**Your instructions**
Copy out all the lines exactly. Omit pictures.

Begin

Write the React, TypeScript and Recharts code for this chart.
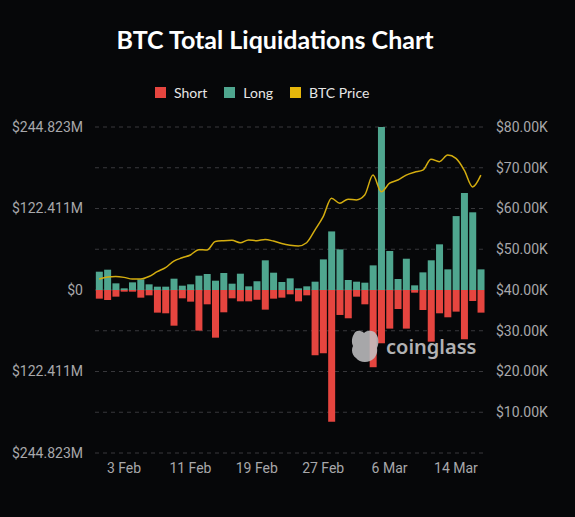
import React from 'react';
import {
  ComposedChart,
  Bar,
  Line,
  XAxis,
  YAxis,
  CartesianGrid,
  Legend,
} from 'recharts';

const dates = [
  '31 Jan', '1 Feb', '2 Feb', '3 Feb', '4 Feb', '5 Feb', '6 Feb', '7 Feb', '8 Feb', '9 Feb',
  '10 Feb', '11 Feb', '12 Feb', '13 Feb', '14 Feb', '15 Feb', '16 Feb', '17 Feb', '18 Feb', '19 Feb',
  '20 Feb', '21 Feb', '22 Feb', '23 Feb', '24 Feb', '25 Feb', '26 Feb', '27 Feb', '28 Feb', '29 Feb',
  '1 Mar', '2 Mar', '3 Mar', '4 Mar', '5 Mar', '6 Mar', '7 Mar', '8 Mar', '9 Mar', '10 Mar',
  '11 Mar', '12 Mar', '13 Mar', '14 Mar', '15 Mar', '16 Mar', '17 Mar',
];

// liquidations in $M
const longLiq = [
  27.5, 30.5, 10, 2.5, 11.5, 16, 8.5, 5, 5, 17,
  6.5, 8.5, 21.5, 24, 14, 25.5, 9.5, 24.5, 5.5, 13,
  44.6, 26, 12, 17.5, 2.5, 5.5, 12.5, 46, 88, 61,
  15, 12.5, 11, 37, 244.8, 58.6, 16.5, 47, 7, 26.5,
  44.6, 68.6, 31, 111, 145.7, 116.7, 31,
];

const shortLiq = [
  13, 15, 10, 2.5, 2.5, 11.5, 8, 34, 35, 53.6,
  12.5, 17.5, 61, 21.5, 71.6, 33.5, 12.5, 17, 17, 14.5,
  29.5, 13, 11.5, 6.5, 17, 8, 98, 95, 197.8, 37.5,
  42.5, 10, 21.5, 116, 80, 58, 28.5, 58, 4, 30,
  77.6, 35, 41, 32.5, 74, 16.5, 34,
];

// BTC price in $K
const btcPrice = [
  42.7, 43.2, 43.3, 43.1, 42.7, 42.7, 43.3, 44.5, 45.5, 47.1,
  47.9, 48.6, 49.9, 49.8, 51.9, 52.1, 52.2, 51.6, 52.3, 52.1,
  52.4, 52.0, 51.4, 51.0, 50.8, 51.6, 54.7, 58.0, 62.5, 61.3,
  62.3, 62.1, 63.3, 68.2, 64.1, 66.2, 67.0, 68.2, 68.9, 69.4,
  72.1, 71.5, 73.1, 72.3, 69.4, 65.3, 68.2,
];

const xTicks = ['3 Feb', '11 Feb', '19 Feb', '27 Feb', '6 Mar', '14 Mar'];
const leftTicks = [-244.823, -183.617, -122.411, -61.206, 0, 61.206, 122.411, 183.617, 244.823];
const rightTicks = [10, 20, 30, 40, 50, 60, 70, 80];

const data = dates.map((d, i) => ({
  date: d,
  long: longLiq[i],
  short: -shortLiq[i],
  price: btcPrice[i],
}));

const RED = '#e5453f';
const TEAL = '#4fa68f';
const GOLD = '#d4ad0f';
const AXIS_TEXT = '#a8a8ab';

const legendItems = [
  { name: 'Short', color: RED },
  { name: 'Long', color: TEAL },
  { name: 'BTC Price', color: '#e6b70b' },
];

const LegendContent = () => (
  <div style={{ display: 'flex', alignItems: 'center', paddingLeft: 155, height: 20 }}>
    {legendItems.map((it) => (
      <div key={it.name} style={{ display: 'flex', alignItems: 'center', marginRight: 17 }}>
        <span style={{ width: 11, height: 11, background: it.color, display: 'inline-block', marginRight: 8 }} />
        <span style={{ color: '#e6e6e6', fontSize: 14, fontFamily: 'Lato, sans-serif' }}>{it.name}</span>
      </div>
    ))}
  </div>
);

const leftFormat = (v: number, i: number) => {
  if (i % 2 === 1) return '';
  if (v === 0) return '$0';
  return `$${Math.abs(v).toFixed(3)}M`;
};

export default function App() {
  return (
    <div
      style={{
        position: 'absolute',
        left: 0,
        top: 0,
        width: 575,
        height: 517,
        background: '#060709',
        overflow: 'hidden',
      }}
    >
      <div
        style={{
          position: 'absolute',
          left: 0,
          top: 24,
          width: 550,
          textAlign: 'center',
          color: '#ffffff',
          fontFamily: 'Lato, sans-serif',
          fontWeight: 700,
          fontSize: 25,
        }}
      >
        BTC Total Liquidations Chart
      </div>
      <ComposedChart
        width={575}
        height={517}
        data={data}
        stackOffset="sign"
        barCategoryGap="10%"
        margin={{ top: 107, right: 0, bottom: 34, left: 0 }}
      >
        <CartesianGrid
          yAxisId="left"
          vertical={false}
          stroke="#38383c"
          strokeDasharray="4 4"
        />
        <XAxis
          dataKey="date"
          ticks={xTicks}
          interval={0}
          axisLine={false}
          tickLine={false}
          tickSize={0}
          tickMargin={10}
          height={30}
          tick={{ fill: AXIS_TEXT, fontSize: 14, fontFamily: 'Roboto, sans-serif' }}
        />
        <YAxis
          yAxisId="left"
          width={95}
          domain={[-244.823, 244.823]}
          ticks={leftTicks}
          interval={0}
          tickFormatter={leftFormat}
          axisLine={false}
          tickLine={false}
          tickSize={0}
          tickMargin={12}
          tick={{ fill: AXIS_TEXT, fontSize: 14, fontFamily: 'Roboto, sans-serif' }}
        />
        <YAxis
          yAxisId="right"
          orientation="right"
          width={90}
          domain={[0, 80]}
          ticks={rightTicks}
          interval={0}
          tickFormatter={(v: number) => `$${v.toFixed(2)}K`}
          axisLine={false}
          tickLine={false}
          tickSize={0}
          tickMargin={11}
          tick={{ fill: AXIS_TEXT, fontSize: 14, fontFamily: 'Roboto, sans-serif' }}
        />
        <Legend
          verticalAlign="top"
          content={<LegendContent />}
          wrapperStyle={{ top: 82, left: 0, width: 575 }}
        />
        <Bar yAxisId="left" dataKey="long" name="Long" stackId="liq" fill={TEAL} isAnimationActive={false} />
        <Bar yAxisId="left" dataKey="short" name="Short" stackId="liq" fill={RED} isAnimationActive={false} />
        <Line
          yAxisId="right"
          type="monotone"
          dataKey="price"
          name="BTC Price"
          stroke={GOLD}
          strokeWidth={1.5}
          dot={false}
          isAnimationActive={false}
        />
      </ComposedChart>
      <div
        style={{
          position: 'absolute',
          left: 350,
          top: 328,
          display: 'flex',
          alignItems: 'center',
          pointerEvents: 'none',
          opacity: 0.85,
        }}
      >
        <svg width={30} height={36} viewBox="0 0 30 36">
          <path
            d="M4 6 C6 1 12 3 14 5 C17 2 24 2 26 6 C29 9 29 16 27 20 C28 26 25 31 20 33 C15 35 9 34 6 30 C2 27 1 22 3 18 C1 14 2 9 4 6 Z"
            fill="#c4c4c6"
          />
        </svg>
        <span
          style={{
            marginLeft: 6,
            color: '#d0d0d2',
            fontFamily: '"Noto Sans", sans-serif',
            fontWeight: 600,
            fontSize: 20,
            letterSpacing: 0,
          }}
        >
          coinglass
        </span>
      </div>
    </div>
  );
}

End

**Exercise answer**
Write the React, TypeScript and Recharts code for this chart.
import React from 'react';
import {
  ComposedChart,
  Bar,
  Line,
  XAxis,
  YAxis,
  CartesianGrid,
  Legend,
} from 'recharts';

const dates = [
  '31 Jan', '1 Feb', '2 Feb', '3 Feb', '4 Feb', '5 Feb', '6 Feb', '7 Feb', '8 Feb', '9 Feb',
  '10 Feb', '11 Feb', '12 Feb', '13 Feb', '14 Feb', '15 Feb', '16 Feb', '17 Feb', '18 Feb', '19 Feb',
  '20 Feb', '21 Feb', '22 Feb', '23 Feb', '24 Feb', '25 Feb', '26 Feb', '27 Feb', '28 Feb', '29 Feb',
  '1 Mar', '2 Mar', '3 Mar', '4 Mar', '5 Mar', '6 Mar', '7 Mar', '8 Mar', '9 Mar', '10 Mar',
  '11 Mar', '12 Mar', '13 Mar', '14 Mar', '15 Mar', '16 Mar', '17 Mar',
];

// liquidations in $M
const longLiq = [
  27.5, 30.5, 10, 2.5, 11.5, 16, 8.5, 5, 5, 17,
  6.5, 8.5, 21.5, 24, 14, 25.5, 9.5, 24.5, 5.5, 13,
  44.6, 26, 12, 17.5, 2.5, 5.5, 12.5, 46, 88, 61,
  15, 12.5, 11, 37, 244.8, 58.6, 16.5, 47, 7, 26.5,
  44.6, 68.6, 31, 111, 145.7, 116.7, 31,
];

const shortLiq = [
  13, 15, 10, 2.5, 2.5, 11.5, 8, 34, 35, 53.6,
  12.5, 17.5, 61, 21.5, 71.6, 33.5, 12.5, 17, 17, 14.5,
  29.5, 13, 11.5, 6.5, 17, 8, 98, 95, 197.8, 37.5,
  42.5, 10, 21.5, 116, 80, 58, 28.5, 58, 4, 30,
  77.6, 35, 41, 32.5, 74, 16.5, 34,
];

// BTC price in $K
const btcPrice = [
  42.7, 43.2, 43.3, 43.1, 42.7, 42.7, 43.3, 44.5, 45.5, 47.1,
  47.9, 48.6, 49.9, 49.8, 51.9, 52.1, 52.2, 51.6, 52.3, 52.1,
  52.4, 52.0, 51.4, 51.0, 50.8, 51.6, 54.7, 58.0, 62.5, 61.3,
  62.3, 62.1, 63.3, 68.2, 64.1, 66.2, 67.0, 68.2, 68.9, 69.4,
  72.1, 71.5, 73.1, 72.3, 69.4, 65.3, 68.2,
];

const xTicks = ['3 Feb', '11 Feb', '19 Feb', '27 Feb', '6 Mar', '14 Mar'];
const leftTicks = [-244.823, -183.617, -122.411, -61.206, 0, 61.206, 122.411, 183.617, 244.823];
const rightTicks = [10, 20, 30, 40, 50, 60, 70, 80];

const data = dates.map((d, i) => ({
  date: d,
  long: longLiq[i],
  short: -shortLiq[i],
  price: btcPrice[i],
}));

const RED = '#e5453f';
const TEAL = '#4fa68f';
const GOLD = '#d4ad0f';
const AXIS_TEXT = '#a8a8ab';

const legendItems = [
  { name: 'Short', color: RED },
  { name: 'Long', color: TEAL },
  { name: 'BTC Price', color: '#e6b70b' },
];

const LegendContent = () => (
  <div style={{ display: 'flex', alignItems: 'center', paddingLeft: 155, height: 20 }}>
    {legendItems.map((it) => (
      <div key={it.name} style={{ display: 'flex', alignItems: 'center', marginRight: 17 }}>
        <span style={{ width: 11, height: 11, background: it.color, display: 'inline-block', marginRight: 8 }} />
        <span style={{ color: '#e6e6e6', fontSize: 14, fontFamily: 'Lato, sans-serif' }}>{it.name}</span>
      </div>
    ))}
  </div>
);

const leftFormat = (v: number, i: number) => {
  if (i % 2 === 1) return '';
  if (v === 0) return '$0';
  return `$${Math.abs(v).toFixed(3)}M`;
};

export default function App() {
  return (
    <div
      style={{
        position: 'absolute',
        left: 0,
        top: 0,
        width: 575,
        height: 517,
        background: '#060709',
        overflow: 'hidden',
      }}
    >
      <div
        style={{
          position: 'absolute',
          left: 0,
          top: 24,
          width: 550,
          textAlign: 'center',
          color: '#ffffff',
          fontFamily: 'Lato, sans-serif',
          fontWeight: 700,
          fontSize: 25,
        }}
      >
        BTC Total Liquidations Chart
      </div>
      <ComposedChart
        width={575}
        height={517}
        data={data}
        stackOffset="sign"
        barCategoryGap="10%"
        margin={{ top: 107, right: 0, bottom: 34, left: 0 }}
      >
        <CartesianGrid
          yAxisId="left"
          vertical={false}
          stroke="#38383c"
          strokeDasharray="4 4"
        />
        <XAxis
          dataKey="date"
          ticks={xTicks}
          interval={0}
          axisLine={false}
          tickLine={false}
          tickSize={0}
          tickMargin={10}
          height={30}
          tick={{ fill: AXIS_TEXT, fontSize: 14, fontFamily: 'Roboto, sans-serif' }}
        />
        <YAxis
          yAxisId="left"
          width={95}
          domain={[-244.823, 244.823]}
          ticks={leftTicks}
          interval={0}
          tickFormatter={leftFormat}
          axisLine={false}
          tickLine={false}
          tickSize={0}
          tickMargin={12}
          tick={{ fill: AXIS_TEXT, fontSize: 14, fontFamily: 'Roboto, sans-serif' }}
        />
        <YAxis
          yAxisId="right"
          orientation="right"
          width={90}
          domain={[0, 80]}
          ticks={rightTicks}
          interval={0}
          tickFormatter={(v: number) => `$${v.toFixed(2)}K`}
          axisLine={false}
          tickLine={false}
          tickSize={0}
          tickMargin={11}
          tick={{ fill: AXIS_TEXT, fontSize: 14, fontFamily: 'Roboto, sans-serif' }}
        />
        <Legend
          verticalAlign="top"
          content={<LegendContent />}
          wrapperStyle={{ top: 82, left: 0, width: 575 }}
        />
        <Bar yAxisId="left" dataKey="long" name="Long" stackId="liq" fill={TEAL} isAnimationActive={false} />
        <Bar yAxisId="left" dataKey="short" name="Short" stackId="liq" fill={RED} isAnimationActive={false} />
        <Line
          yAxisId="right"
          type="monotone"
          dataKey="price"
          name="BTC Price"
          stroke={GOLD}
          strokeWidth={1.5}
          dot={false}
          isAnimationActive={false}
        />
      </ComposedChart>
      <div
        style={{
          position: 'absolute',
          left: 350,
          top: 328,
          display: 'flex',
          alignItems: 'center',
          pointerEvents: 'none',
          opacity: 0.85,
        }}
      >
        <svg width={30} height={36} viewBox="0 0 30 36">
          <path
            d="M4 6 C6 1 12 3 14 5 C17 2 24 2 26 6 C29 9 29 16 27 20 C28 26 25 31 20 33 C15 35 9 34 6 30 C2 27 1 22 3 18 C1 14 2 9 4 6 Z"
            fill="#c4c4c6"
          />
        </svg>
        <span
          style={{
            marginLeft: 6,
            color: '#d0d0d2',
            fontFamily: '"Noto Sans", sans-serif',
            fontWeight: 600,
            fontSize: 20,
            letterSpacing: 0,
          }}
        >
          coinglass
        </span>
      </div>
    </div>
  );
}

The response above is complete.